Richard III remains pass site of 1485 death before burial
LONDON (AP) Hundreds of people gathered in an English town Sunday as a procession carrying the remains of Richard III, the medieval king whose bones were found under a parking lot, headed to a cathedral before a proper burial ceremony more than 500 years after his death in battle.
A hearse carrying the monarch's remains, sealed inside an oak coffin, processed past Leicestershire's landmarks including the battlefield at Bosworth where the monarch was killed in 1485. Dozens of people, including some dressed in medieval costumes and carrying torches, turned out at the battlefield to watch the cortege.

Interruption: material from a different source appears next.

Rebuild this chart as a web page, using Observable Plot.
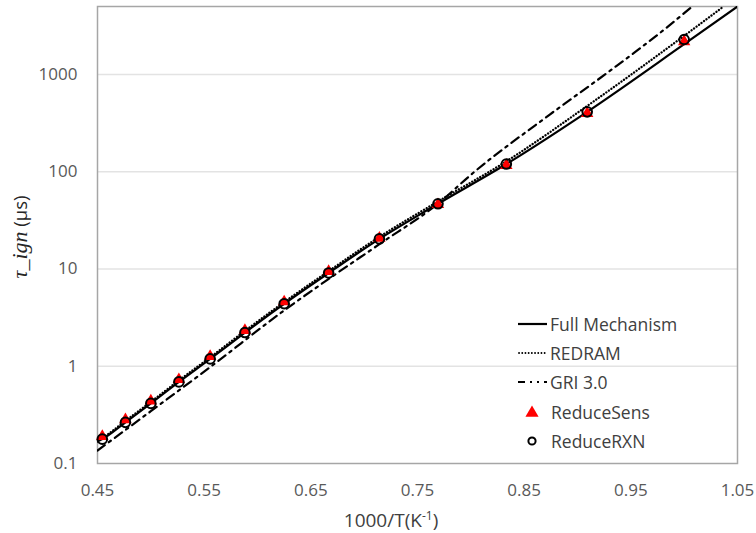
<!DOCTYPE html>
<html><head><meta charset="utf-8">
<script src="https://cdn.jsdelivr.net/npm/d3@7"></script>
<script src="https://cdn.jsdelivr.net/npm/@observablehq/plot@0.6"></script>
<style>
body{margin:0;background:#fff;}
#wrap{position:relative;width:756px;height:533px;}
#legend{position:absolute;left:516px;top:309px;font-family:"Open Sans";font-size:17.5px;color:#404040;}
.row{height:29.3px;display:flex;align-items:center;}
.row svg{flex:none;}
</style></head><body><div id="wrap"><div id="chart"></div><div id="legend"></div></div>
<script>
// ---- data ----
const xTicks = [0.45, 0.55, 0.65, 0.75, 0.85, 0.95, 1.05];
const yTicks = [0.1, 1, 10, 100, 1000];

const xMark = [0.4545, 0.4762, 0.5, 0.5263, 0.5556, 0.5882, 0.625, 0.6667, 0.7143, 0.7692, 0.8333, 0.9091, 1.0];
const reduceRXN  = [0.178, 0.265, 0.415, 0.69, 1.19, 2.22, 4.39, 9.1, 20.4, 46.8, 120, 413, 2290];
const reduceSens = [0.19, 0.282, 0.44, 0.73, 1.26, 2.34, 4.6, 9.45, 20.8, 46, 116, 398, 2180];

const xFull = [0.45, 0.4545, 0.4762, 0.5, 0.5263, 0.5556, 0.5882, 0.625, 0.6667, 0.7143, 0.7692, 0.8333, 0.9091, 1.0, 1.05];
const fullMech = [0.168, 0.178, 0.265, 0.415, 0.69, 1.19, 2.22, 4.39, 9.1, 20.4, 46.8, 120, 413, 2050, 5000];

const xRedram = [0.45, 0.4545, 0.4762, 0.5, 0.5263, 0.5556, 0.5882, 0.625, 0.6667, 0.7143, 0.7692, 0.8333, 0.9091, 1.0, 1.0369];
const redram = [0.174, 0.184, 0.275, 0.43, 0.715, 1.235, 2.31, 4.57, 9.5, 21.4, 49.5, 128, 475, 2500, 5000];

const xGri = [0.45, 0.5, 0.5556, 0.625, 0.6667, 0.7143, 0.7692, 0.802, 0.874, 0.93, 0.983, 1.0075];
const gri = [0.136, 0.345, 0.98, 3.75, 7.9, 18, 47, 97, 387, 1082, 3000, 5000];

const legendItems = ["Full Mechanism", "REDRAM", "GRI 3.0", "ReduceSens", "ReduceRXN"];

// ---- tables ----
const zip = (xs, ys) => xs.map((x, i) => ({x, y: ys[i]}));
const fullData = zip(xFull, fullMech);
const redramData = zip(xRedram, redram);
const griData = zip(xGri, gri);
const sensData = zip(xMark, reduceSens);
const rxnData = zip(xMark, reduceRXN);

const chart = Plot.plot({
  width: 756, height: 533,
  marginLeft: 97, marginRight: 19, marginTop: 6, marginBottom: 70,
  style: {fontFamily: "Open Sans", fontSize: "17px", color: "#595959", background: "#fff"},
  x: {domain: [0.45, 1.05]},
  y: {type: "log", domain: [0.1, 5000]},
  marks: [
    Plot.ruleY(yTicks.slice(1), {stroke: "#e3e3e3", strokeWidth: 1.3}),
    Plot.frame({stroke: "#a6a6a6", strokeWidth: 1.5}),
    Plot.axisX({ticks: xTicks, tickSize: 0, tickPadding: 20, tickFormat: d3.format(".2f"), label: null}),
    Plot.axisY({ticks: yTicks, tickSize: 0, tickPadding: 20, tickFormat: d3.format("~g"), label: null}),
    Plot.line(griData, {x: "x", y: "y", stroke: "black", strokeWidth: 2.2, strokeDasharray: "9,5,2.5,5", curve: "monotone-x", clip: true}),
    Plot.line(redramData, {x: "x", y: "y", stroke: "black", strokeWidth: 2.3, strokeDasharray: "0.1,3", strokeLinecap: "round", curve: "monotone-x", clip: true}),
    Plot.line(fullData, {x: "x", y: "y", stroke: "black", strokeWidth: 2.2, curve: "monotone-x", clip: true}),
    Plot.dot(sensData, {x: "x", y: "y", symbol: "triangle", fill: "red", r: 4.6}),
    Plot.dot(rxnData, {x: "x", y: "y", r: 4.8, stroke: "black", strokeWidth: 2, fill: "none"})
  ]
});
document.getElementById("chart").appendChild(chart);

// axis titles
const svg = d3.select(chart);
const xt = svg.append("text").attr("x", 391).attr("y", 527).attr("text-anchor", "middle")
  .style("font-family", "Open Sans").style("font-size", "19px").attr("fill", "#404040");
xt.append("tspan").text("1000/T(K");
xt.append("tspan").attr("font-size", "12px").attr("dy", "-7").text("-1");
xt.append("tspan").attr("dy", "7").text(")");

const yt = svg.append("text").attr("transform", "translate(27,237) rotate(-90)").attr("text-anchor", "middle").attr("fill", "#262626");
yt.append("tspan").style("font-family", "Liberation Serif").style("font-style", "italic").style("font-size", "22px").text("τ_ign");
yt.append("tspan").style("font-family", "Open Sans").style("font-size", "18.5px").text(" (μs)");

// legend
const lg = d3.select("#legend");
const sampleW = 34;
legendItems.forEach((name, i) => {
  const row = lg.append("div").attr("class", "row");
  const s = row.append("svg").attr("width", sampleW).attr("height", 20);
  if (i === 0) s.append("line").attr("x1", 2).attr("x2", 31).attr("y1", 10).attr("y2", 10).attr("stroke", "black").attr("stroke-width", 2.2);
  if (i === 1) s.append("line").attr("x1", 3).attr("x2", 31).attr("y1", 10).attr("y2", 10).attr("stroke", "black").attr("stroke-width", 1.8).attr("stroke-linecap", "round").attr("stroke-dasharray", "0.1,3.1");
  if (i === 2) s.append("line").attr("x1", 2).attr("x2", 31).attr("y1", 10).attr("y2", 10).attr("stroke", "black").attr("stroke-width", 2.2).attr("stroke-dasharray", "7,5,2,5,2,5");
  if (i === 3) s.append("path").attr("d", d3.symbol(d3.symbolTriangle, 75)()).attr("transform", "translate(16,11)").attr("fill", "red");
  if (i === 4) s.append("circle").attr("cx", 16).attr("cy", 10).attr("r", 3.6).attr("fill", "none").attr("stroke", "black").attr("stroke-width", 2);
  row.append("span").style("margin-left", i < 3 ? "0px" : "1px").text(name);
});
</script>
</body></html>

Richard, the last Plantagenet king, was buried hastily without a coffin in a church that was demolished long ago. His bones weren't found until 2012, when archaeologists excavated them from a Leicester parking lot. DNA tests, bone analysis and other scientific scrutiny established that the skeleton belonged to the king.
Michael Ibsen, a descendant of the monarch who built the coffin that carried Richard's remains, was among academics and others who placed white roses on the casket during a short ceremony earlier Sunday.
On Thursday, organizers plan to lower the coffin into a tomb at Leicester Cathedral.
"His reburial at the end of the week will have all the dignity and solemnity that his original burial never had," said Phil Stone, chair of the Richard III Society. "Our work will continue, in perhaps convincing the doubters Richard wasn't as black (evil) as he was once thought to be."
The monarch was portrayed as a hunchbacked villain in Shakespeare's play "Richard III," though some historians claim he was a relatively enlightened monarch whose name was besmirched by his opponents.